■ WORK TO DO ■
Which lines fall between the line holding "Write a LaTeX" and the line holding "(eqv) at (86,213)", inclusive? Retype them exactly, without the pictures, and add nothing else.

■ RECORDS TO PROCESS ■
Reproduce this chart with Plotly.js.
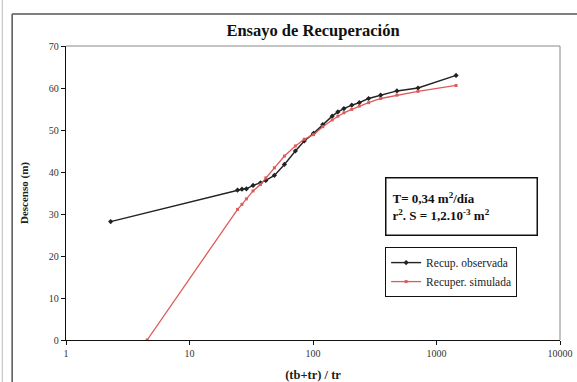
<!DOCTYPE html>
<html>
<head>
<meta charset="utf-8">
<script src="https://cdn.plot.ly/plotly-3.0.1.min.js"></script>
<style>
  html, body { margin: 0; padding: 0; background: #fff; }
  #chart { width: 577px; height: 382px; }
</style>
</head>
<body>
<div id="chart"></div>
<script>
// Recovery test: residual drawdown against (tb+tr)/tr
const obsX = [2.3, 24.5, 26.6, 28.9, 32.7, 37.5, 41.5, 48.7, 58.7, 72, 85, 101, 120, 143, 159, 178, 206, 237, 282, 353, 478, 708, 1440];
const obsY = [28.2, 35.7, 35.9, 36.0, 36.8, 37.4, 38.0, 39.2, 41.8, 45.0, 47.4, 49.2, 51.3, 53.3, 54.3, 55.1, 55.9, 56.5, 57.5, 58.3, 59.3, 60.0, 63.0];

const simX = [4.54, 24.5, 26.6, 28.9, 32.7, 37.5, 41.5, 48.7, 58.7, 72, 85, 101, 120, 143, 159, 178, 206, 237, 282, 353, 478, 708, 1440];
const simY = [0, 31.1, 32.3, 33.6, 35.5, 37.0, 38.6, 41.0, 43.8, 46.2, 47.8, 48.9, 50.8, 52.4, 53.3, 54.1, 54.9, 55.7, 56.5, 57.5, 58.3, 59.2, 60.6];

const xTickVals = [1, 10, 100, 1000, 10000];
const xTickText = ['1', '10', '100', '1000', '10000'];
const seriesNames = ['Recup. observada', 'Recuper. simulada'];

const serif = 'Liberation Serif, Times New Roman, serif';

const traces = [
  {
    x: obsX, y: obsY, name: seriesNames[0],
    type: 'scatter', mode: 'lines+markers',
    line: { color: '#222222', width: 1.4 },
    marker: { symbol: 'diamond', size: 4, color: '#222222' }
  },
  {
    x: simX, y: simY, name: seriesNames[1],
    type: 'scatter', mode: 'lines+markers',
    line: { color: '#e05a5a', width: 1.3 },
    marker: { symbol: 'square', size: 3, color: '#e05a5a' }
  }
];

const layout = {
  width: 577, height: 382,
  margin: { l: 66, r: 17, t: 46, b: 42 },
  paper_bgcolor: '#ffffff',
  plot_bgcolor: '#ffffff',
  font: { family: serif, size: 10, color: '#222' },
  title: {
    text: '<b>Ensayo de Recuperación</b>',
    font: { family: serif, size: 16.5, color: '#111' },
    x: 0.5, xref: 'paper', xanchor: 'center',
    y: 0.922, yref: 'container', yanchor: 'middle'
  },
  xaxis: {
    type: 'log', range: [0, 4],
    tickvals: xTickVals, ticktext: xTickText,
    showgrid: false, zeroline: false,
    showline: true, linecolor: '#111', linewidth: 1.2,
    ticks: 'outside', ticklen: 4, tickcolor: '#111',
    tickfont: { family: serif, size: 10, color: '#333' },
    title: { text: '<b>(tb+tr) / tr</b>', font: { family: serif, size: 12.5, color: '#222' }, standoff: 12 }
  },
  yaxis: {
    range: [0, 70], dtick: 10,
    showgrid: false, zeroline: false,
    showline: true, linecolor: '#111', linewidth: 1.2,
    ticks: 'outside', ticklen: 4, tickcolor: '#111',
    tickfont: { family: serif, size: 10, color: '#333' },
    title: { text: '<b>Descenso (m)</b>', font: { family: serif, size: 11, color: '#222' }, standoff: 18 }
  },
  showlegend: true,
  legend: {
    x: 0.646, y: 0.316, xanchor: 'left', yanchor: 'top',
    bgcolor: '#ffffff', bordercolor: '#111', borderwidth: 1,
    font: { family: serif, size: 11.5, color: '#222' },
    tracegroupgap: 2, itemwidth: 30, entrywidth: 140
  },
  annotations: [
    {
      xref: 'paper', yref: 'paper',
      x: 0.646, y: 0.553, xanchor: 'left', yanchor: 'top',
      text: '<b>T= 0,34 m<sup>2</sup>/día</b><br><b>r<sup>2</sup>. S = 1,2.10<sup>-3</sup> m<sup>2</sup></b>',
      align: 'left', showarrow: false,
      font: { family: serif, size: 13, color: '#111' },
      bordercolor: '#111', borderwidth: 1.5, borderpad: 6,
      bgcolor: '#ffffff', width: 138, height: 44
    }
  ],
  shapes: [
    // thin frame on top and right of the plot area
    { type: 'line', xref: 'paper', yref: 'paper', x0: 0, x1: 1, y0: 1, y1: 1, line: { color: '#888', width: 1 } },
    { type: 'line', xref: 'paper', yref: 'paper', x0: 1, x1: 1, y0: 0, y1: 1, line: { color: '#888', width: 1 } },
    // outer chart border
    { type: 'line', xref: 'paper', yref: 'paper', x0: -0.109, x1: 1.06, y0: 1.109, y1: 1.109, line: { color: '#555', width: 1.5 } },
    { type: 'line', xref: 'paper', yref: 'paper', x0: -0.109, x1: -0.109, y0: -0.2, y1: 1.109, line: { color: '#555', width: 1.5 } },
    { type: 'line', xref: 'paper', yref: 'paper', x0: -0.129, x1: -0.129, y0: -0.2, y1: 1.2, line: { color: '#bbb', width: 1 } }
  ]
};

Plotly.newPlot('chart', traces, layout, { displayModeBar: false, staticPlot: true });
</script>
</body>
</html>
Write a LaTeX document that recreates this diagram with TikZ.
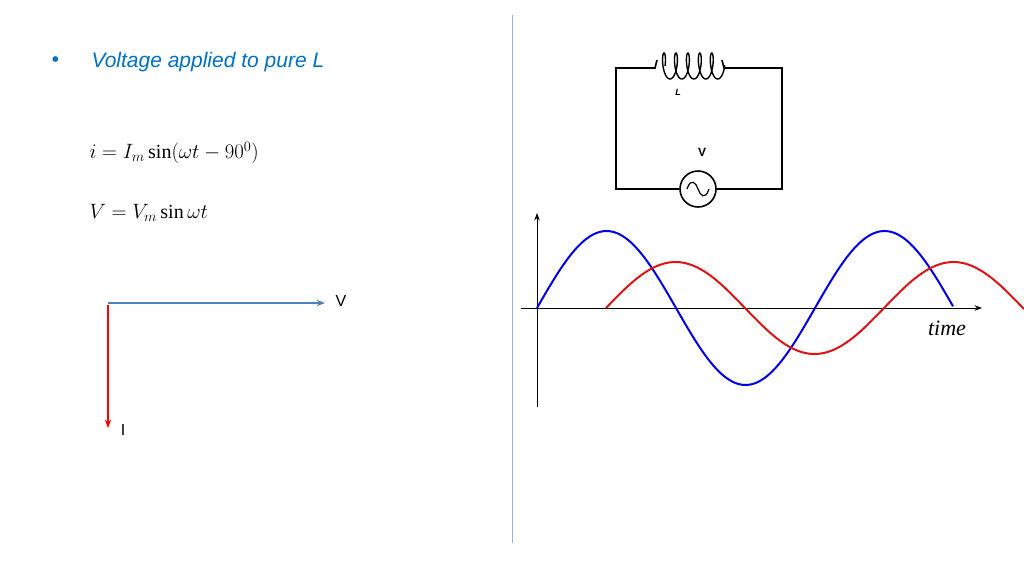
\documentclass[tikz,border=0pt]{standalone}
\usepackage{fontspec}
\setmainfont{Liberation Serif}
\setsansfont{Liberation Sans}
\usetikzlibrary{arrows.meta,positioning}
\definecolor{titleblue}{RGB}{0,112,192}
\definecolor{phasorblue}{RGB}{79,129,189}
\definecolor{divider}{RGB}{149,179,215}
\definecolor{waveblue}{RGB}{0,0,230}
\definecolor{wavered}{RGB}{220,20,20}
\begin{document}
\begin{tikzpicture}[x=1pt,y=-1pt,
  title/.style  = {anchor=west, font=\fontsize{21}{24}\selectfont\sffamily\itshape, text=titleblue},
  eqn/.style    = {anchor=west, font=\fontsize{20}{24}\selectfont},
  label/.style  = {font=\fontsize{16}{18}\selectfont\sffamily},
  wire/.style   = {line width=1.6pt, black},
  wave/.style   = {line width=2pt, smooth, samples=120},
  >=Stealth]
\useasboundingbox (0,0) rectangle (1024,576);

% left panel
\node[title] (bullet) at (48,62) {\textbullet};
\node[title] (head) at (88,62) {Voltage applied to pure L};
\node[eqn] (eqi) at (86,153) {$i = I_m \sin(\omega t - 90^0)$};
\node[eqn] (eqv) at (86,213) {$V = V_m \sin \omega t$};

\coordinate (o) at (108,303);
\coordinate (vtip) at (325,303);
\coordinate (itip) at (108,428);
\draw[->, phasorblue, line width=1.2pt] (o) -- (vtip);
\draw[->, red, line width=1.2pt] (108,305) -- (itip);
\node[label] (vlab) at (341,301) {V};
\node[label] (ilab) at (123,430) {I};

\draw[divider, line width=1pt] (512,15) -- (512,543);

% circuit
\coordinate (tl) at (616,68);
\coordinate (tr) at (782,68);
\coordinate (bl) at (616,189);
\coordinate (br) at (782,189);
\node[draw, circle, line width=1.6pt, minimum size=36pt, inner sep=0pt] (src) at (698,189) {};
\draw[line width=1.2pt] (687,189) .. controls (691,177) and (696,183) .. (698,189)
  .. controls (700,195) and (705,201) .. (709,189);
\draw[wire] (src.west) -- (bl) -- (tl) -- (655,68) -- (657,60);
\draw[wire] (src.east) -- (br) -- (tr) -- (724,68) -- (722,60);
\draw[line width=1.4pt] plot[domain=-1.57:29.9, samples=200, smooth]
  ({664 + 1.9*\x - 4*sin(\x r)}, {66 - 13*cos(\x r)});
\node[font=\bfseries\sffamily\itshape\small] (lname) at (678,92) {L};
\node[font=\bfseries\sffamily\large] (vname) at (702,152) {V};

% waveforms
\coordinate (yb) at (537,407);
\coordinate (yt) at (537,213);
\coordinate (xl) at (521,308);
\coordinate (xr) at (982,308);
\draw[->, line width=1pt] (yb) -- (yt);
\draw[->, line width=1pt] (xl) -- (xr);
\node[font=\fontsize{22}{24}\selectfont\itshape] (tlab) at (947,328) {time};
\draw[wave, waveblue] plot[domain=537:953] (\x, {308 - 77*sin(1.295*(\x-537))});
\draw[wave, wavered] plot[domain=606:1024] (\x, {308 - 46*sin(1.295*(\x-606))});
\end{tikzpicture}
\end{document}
--
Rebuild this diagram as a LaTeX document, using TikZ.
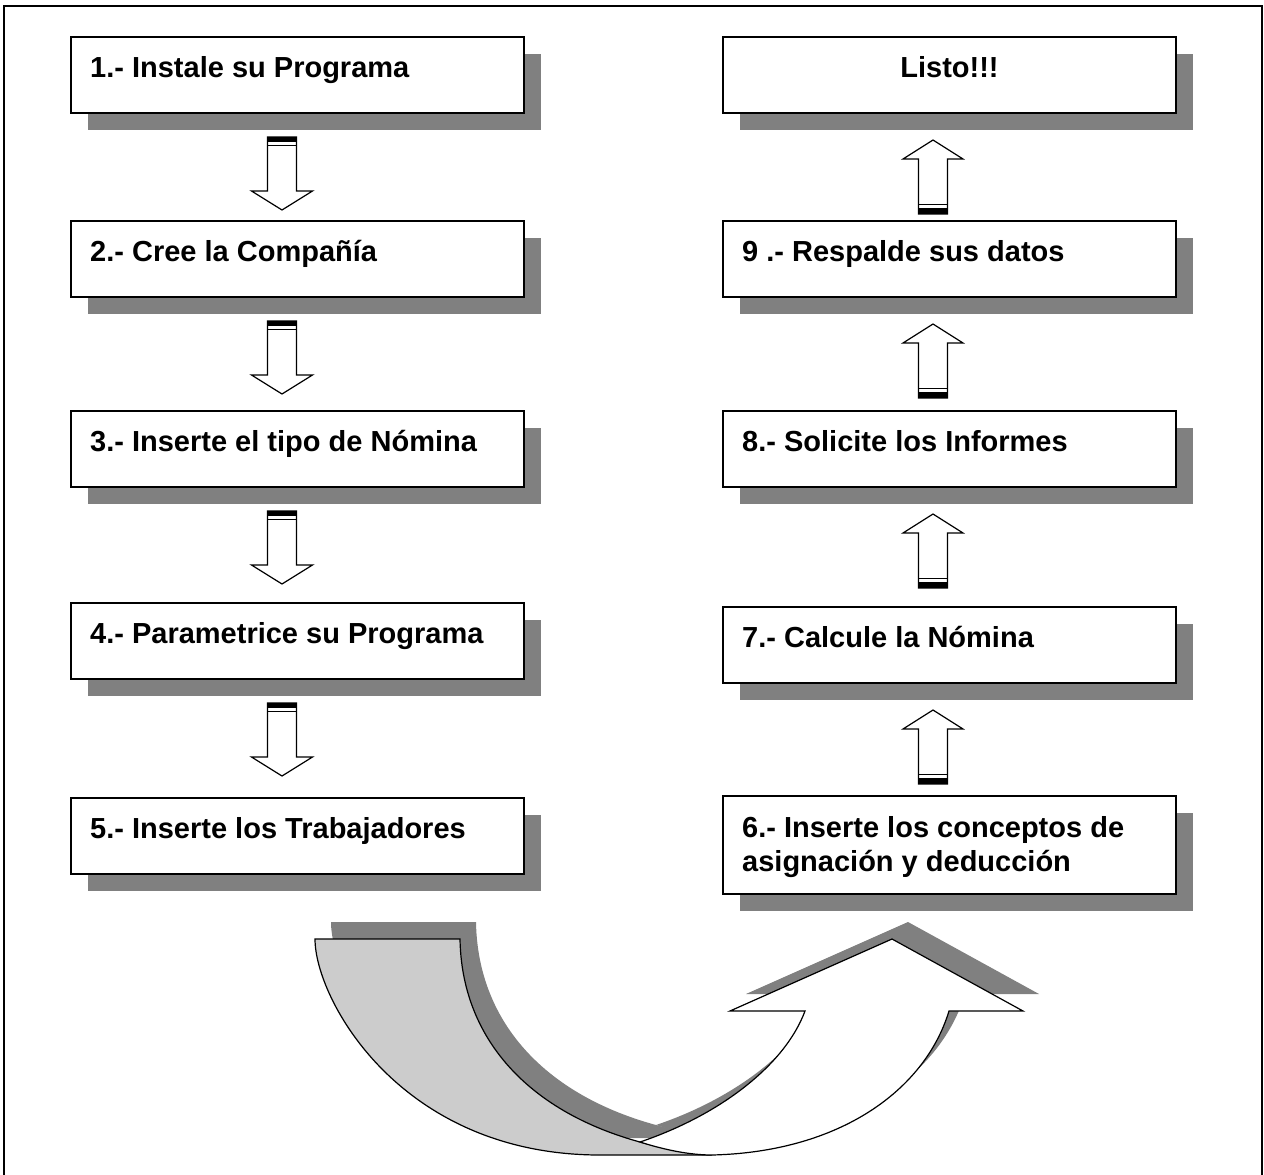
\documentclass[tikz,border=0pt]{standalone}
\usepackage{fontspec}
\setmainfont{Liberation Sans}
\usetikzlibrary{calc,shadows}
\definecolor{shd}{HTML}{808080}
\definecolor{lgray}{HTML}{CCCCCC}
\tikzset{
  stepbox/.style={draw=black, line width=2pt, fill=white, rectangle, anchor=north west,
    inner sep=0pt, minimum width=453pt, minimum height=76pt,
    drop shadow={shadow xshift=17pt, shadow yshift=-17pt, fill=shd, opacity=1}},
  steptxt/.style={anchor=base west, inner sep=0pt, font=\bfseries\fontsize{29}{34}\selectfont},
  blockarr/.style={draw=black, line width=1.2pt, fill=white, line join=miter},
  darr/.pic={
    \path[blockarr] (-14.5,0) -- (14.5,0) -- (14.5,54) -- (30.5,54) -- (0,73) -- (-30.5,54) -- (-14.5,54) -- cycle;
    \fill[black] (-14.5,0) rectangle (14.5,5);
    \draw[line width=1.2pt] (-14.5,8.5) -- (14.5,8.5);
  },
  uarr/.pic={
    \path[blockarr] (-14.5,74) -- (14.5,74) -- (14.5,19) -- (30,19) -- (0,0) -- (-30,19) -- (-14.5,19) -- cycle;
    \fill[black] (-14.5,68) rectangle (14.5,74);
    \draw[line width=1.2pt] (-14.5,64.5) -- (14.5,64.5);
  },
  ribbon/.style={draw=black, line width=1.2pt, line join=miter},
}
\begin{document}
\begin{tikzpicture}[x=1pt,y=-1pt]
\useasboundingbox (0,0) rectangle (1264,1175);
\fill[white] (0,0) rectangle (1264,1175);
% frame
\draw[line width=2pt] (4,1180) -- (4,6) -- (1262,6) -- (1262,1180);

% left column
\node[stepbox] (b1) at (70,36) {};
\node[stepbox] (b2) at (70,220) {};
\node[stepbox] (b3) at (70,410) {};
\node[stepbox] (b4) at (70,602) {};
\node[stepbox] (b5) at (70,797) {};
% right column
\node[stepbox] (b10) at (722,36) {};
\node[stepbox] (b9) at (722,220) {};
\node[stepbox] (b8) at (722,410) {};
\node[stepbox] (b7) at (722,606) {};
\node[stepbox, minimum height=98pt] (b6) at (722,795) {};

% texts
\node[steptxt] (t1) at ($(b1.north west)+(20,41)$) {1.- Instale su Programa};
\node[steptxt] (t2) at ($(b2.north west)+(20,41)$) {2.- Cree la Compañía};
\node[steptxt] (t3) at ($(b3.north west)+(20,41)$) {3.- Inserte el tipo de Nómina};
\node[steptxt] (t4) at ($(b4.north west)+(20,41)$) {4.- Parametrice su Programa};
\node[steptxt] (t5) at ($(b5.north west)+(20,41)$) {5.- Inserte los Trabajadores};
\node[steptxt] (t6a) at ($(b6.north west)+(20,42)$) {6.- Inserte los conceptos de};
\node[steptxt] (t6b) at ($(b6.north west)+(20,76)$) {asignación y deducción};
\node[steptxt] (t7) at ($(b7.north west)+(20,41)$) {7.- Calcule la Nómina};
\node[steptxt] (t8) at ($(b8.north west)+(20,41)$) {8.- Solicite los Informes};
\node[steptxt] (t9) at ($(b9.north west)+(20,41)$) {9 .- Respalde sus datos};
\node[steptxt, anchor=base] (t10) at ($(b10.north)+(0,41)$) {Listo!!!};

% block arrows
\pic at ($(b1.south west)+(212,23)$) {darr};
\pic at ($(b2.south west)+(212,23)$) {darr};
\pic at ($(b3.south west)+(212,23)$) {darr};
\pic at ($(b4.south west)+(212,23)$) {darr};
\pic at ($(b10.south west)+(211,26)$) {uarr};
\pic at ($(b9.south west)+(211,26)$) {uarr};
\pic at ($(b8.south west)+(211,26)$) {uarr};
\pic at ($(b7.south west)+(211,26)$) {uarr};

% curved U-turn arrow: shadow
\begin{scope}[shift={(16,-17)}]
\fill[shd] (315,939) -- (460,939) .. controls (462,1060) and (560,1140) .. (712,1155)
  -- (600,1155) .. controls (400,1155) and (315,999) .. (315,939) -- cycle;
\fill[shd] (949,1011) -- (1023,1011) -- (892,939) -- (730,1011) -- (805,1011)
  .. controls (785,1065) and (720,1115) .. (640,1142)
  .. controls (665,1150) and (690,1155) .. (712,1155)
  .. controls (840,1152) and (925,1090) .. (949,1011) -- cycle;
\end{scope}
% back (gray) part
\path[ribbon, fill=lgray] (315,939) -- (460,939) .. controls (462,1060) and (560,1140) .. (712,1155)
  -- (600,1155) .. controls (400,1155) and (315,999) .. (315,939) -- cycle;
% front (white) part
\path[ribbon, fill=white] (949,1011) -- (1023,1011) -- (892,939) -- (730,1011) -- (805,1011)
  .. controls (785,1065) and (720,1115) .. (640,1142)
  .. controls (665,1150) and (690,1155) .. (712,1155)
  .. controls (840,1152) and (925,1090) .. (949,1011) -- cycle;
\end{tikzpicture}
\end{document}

■ RESULT OF THIS TASK ■
Write a LaTeX document that recreates this diagram with TikZ.
\documentclass[tikz,border=0pt]{standalone}
\usepackage{fontspec}
\setmainfont{Liberation Serif}
\setsansfont{Liberation Sans}
\usetikzlibrary{arrows.meta,positioning}
\definecolor{titleblue}{RGB}{0,112,192}
\definecolor{phasorblue}{RGB}{79,129,189}
\definecolor{divider}{RGB}{149,179,215}
\definecolor{waveblue}{RGB}{0,0,230}
\definecolor{wavered}{RGB}{220,20,20}
\begin{document}
\begin{tikzpicture}[x=1pt,y=-1pt,
  title/.style  = {anchor=west, font=\fontsize{21}{24}\selectfont\sffamily\itshape, text=titleblue},
  eqn/.style    = {anchor=west, font=\fontsize{20}{24}\selectfont},
  label/.style  = {font=\fontsize{16}{18}\selectfont\sffamily},
  wire/.style   = {line width=1.6pt, black},
  wave/.style   = {line width=2pt, smooth, samples=120},
  >=Stealth]
\useasboundingbox (0,0) rectangle (1024,576);

% left panel
\node[title] (bullet) at (48,62) {\textbullet};
\node[title] (head) at (88,62) {Voltage applied to pure L};
\node[eqn] (eqi) at (86,153) {$i = I_m \sin(\omega t - 90^0)$};
\node[eqn] (eqv) at (86,213) {$V = V_m \sin \omega t$};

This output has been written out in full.